It was the picture of Petra on the front of the holiday brochure that attracted me to book Christmas in Jordan.
In fact, there’s a great deal more to see across Jordan – the Roman city of Jerash, where you can visualise the proportions of streets and buildings and temples and climb to the top of the theatre and look down to the stage and the frons scenae like sitting in the gods at the Hackney Empire, the great Crusader castle of Kerak, and the Omayyad desert castles, none of which are actually castles – Qasr-al- Kharana (which is a 7th-century hotel for caravanserai), Qasr Amra (which is a bath-house, of all things, in the middle of nowhere) and Qasr Azraq (not so much a castle as a fort, Roman, even to its stone doors, last operational when T E Lawrence was about).
But Petra is what I’d come for, and Petra is what it’s all about – “the rose-red city, half as old as time”.
(It’s often said that Guy Burgess, the Cambridge spy, maliciously picked up Rev John William Burgon’s poetic phrase about Petra and twisted it mischievously to describe Harold Nicolson as “a rose-red sissy, half as old as time”. In fact L A Brooke of Wolverhampton, writing in The Sunday Times (August 10th 1997), refers to a slim book of poems by William Plomer, entitled The Dorking Thigh…published either in the late 1940s or the early 1950s. The poem begins: “Aloft in Heavenly Mansions W1. / Heavenly? well certainly sublime, / one finds the abode of D’Arcy Honeybun, / a rose-red sissy half as old as time.”)
You set off down a ravine, through a cleft in the rock, called a Siq, barely ten feet across in places and anything up to a couple of hundred feet high.
And there at the end – though you know it’s coming from the travel-posters, it’s still a surprise – peeps the pink stone façade of what is called the Treasury. It’s bigger than a two-storey building, in crisp clean Classical lines, dating from the 1st or 2nd century AD: it’s actually a tomb, carved from the rock from top to bottom, with three huge chambers behind, which are plain and completely without decoration.
From that grand-slam aesthetic experience the walk down into a widening valley, impregnable from the outside world, is punctuated by lesser but still remarkable surprises – a rock-cut theatre, the Urn Monument, the Corinthian Monument, a gigantic temple to some Nabatean (pre-Roman) god.
The sandstone is not all pink, but in some places has so many different colours in the sediments that it has a rainbow effect. (So the Bedouins make sand-bottles, rather like the Isle of Wight but with camels in the design. I endlessly refused to buy, because not only did the concept feel unutterably naff but some of the bottles were HP.)
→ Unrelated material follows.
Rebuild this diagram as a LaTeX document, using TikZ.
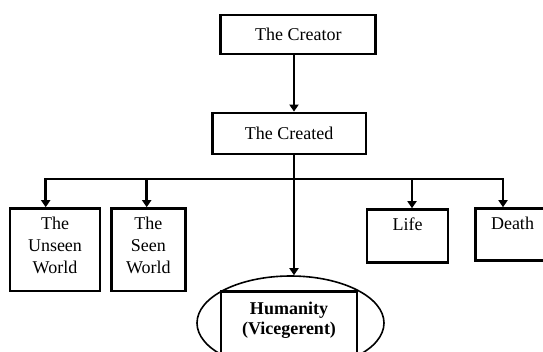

The loos were surprisingly salubrious. We stopped for coffee at a tent where the Bedouin in charge turned out to have the most outrageously accurate East London accent, which he claimed to have learnt from a tourist. I didn’t see a fraction of what there is to explore, though I stayed long enough to see the Bedouin souvenir-sellers climbing into their Toyotas at the end of the afternoon, ostensibly to return to their houses on the hills behind. So I’ll have to go back again one day.